Goal: In the listing that follows, retype every line from the first through the one containing "import * as". Pictures are to be left out.

Recorded information:
%%
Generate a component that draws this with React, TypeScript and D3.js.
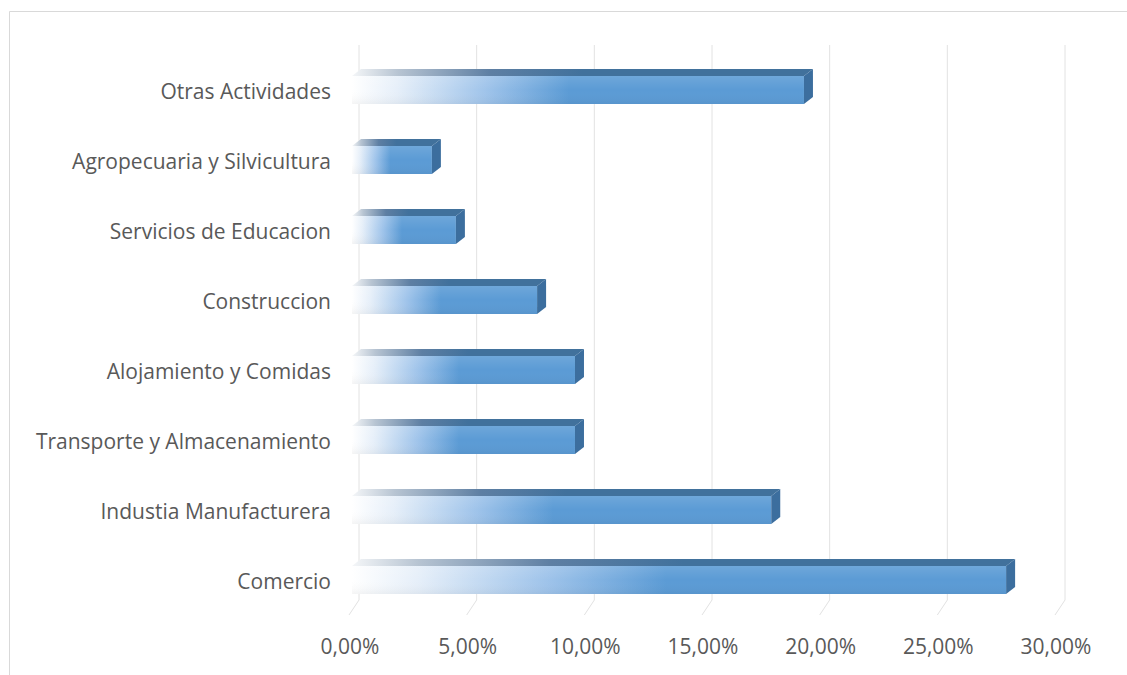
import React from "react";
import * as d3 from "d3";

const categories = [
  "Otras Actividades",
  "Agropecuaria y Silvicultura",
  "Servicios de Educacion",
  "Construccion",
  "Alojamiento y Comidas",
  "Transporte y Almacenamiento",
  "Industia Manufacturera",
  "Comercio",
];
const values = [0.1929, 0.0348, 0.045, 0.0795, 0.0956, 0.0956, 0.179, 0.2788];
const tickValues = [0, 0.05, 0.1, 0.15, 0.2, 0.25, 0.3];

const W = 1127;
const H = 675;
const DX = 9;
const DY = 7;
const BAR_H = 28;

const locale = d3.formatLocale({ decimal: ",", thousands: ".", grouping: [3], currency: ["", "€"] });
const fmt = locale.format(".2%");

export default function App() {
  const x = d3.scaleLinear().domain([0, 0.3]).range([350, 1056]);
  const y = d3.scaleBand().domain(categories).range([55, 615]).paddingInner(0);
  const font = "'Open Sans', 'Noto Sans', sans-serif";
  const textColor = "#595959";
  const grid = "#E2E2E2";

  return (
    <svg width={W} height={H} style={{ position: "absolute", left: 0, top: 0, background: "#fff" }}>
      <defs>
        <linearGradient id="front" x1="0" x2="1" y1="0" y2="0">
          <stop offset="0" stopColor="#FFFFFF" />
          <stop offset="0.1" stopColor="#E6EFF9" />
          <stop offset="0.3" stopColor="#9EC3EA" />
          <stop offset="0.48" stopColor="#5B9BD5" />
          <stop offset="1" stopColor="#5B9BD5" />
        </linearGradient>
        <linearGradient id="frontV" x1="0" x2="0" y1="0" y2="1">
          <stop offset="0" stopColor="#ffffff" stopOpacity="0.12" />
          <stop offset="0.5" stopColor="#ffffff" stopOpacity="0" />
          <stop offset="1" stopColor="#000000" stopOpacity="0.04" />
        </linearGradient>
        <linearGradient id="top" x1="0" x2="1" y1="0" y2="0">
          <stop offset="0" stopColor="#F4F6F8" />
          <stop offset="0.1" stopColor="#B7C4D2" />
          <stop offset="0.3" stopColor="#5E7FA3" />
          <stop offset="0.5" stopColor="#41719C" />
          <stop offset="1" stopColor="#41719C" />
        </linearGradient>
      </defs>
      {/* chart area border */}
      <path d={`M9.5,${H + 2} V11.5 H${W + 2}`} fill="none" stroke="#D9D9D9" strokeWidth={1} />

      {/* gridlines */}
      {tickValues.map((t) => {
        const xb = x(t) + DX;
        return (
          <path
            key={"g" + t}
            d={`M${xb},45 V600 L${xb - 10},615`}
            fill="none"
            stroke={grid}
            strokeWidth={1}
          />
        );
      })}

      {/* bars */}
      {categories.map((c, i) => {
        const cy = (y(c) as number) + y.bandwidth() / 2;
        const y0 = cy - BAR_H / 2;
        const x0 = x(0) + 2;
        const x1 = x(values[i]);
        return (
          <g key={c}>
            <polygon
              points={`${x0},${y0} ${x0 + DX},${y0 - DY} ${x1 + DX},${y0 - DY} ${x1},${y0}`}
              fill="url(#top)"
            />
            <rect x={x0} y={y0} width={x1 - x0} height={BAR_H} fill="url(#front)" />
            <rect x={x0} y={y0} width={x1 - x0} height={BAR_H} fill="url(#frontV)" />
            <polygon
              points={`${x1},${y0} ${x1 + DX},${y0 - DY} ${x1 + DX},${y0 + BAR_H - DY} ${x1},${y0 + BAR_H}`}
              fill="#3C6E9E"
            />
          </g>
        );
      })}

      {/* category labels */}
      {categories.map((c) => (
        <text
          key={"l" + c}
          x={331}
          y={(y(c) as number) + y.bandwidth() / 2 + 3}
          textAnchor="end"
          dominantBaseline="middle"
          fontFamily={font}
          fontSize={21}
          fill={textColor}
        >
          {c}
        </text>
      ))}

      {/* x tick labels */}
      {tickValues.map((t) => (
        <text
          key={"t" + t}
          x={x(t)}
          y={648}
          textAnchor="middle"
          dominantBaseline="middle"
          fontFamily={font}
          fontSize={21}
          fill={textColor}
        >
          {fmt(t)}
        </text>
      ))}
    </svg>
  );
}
%%
Reply:
Generate a component that draws this with React, TypeScript and D3.js.
import React from "react";
import * as d3 from "d3";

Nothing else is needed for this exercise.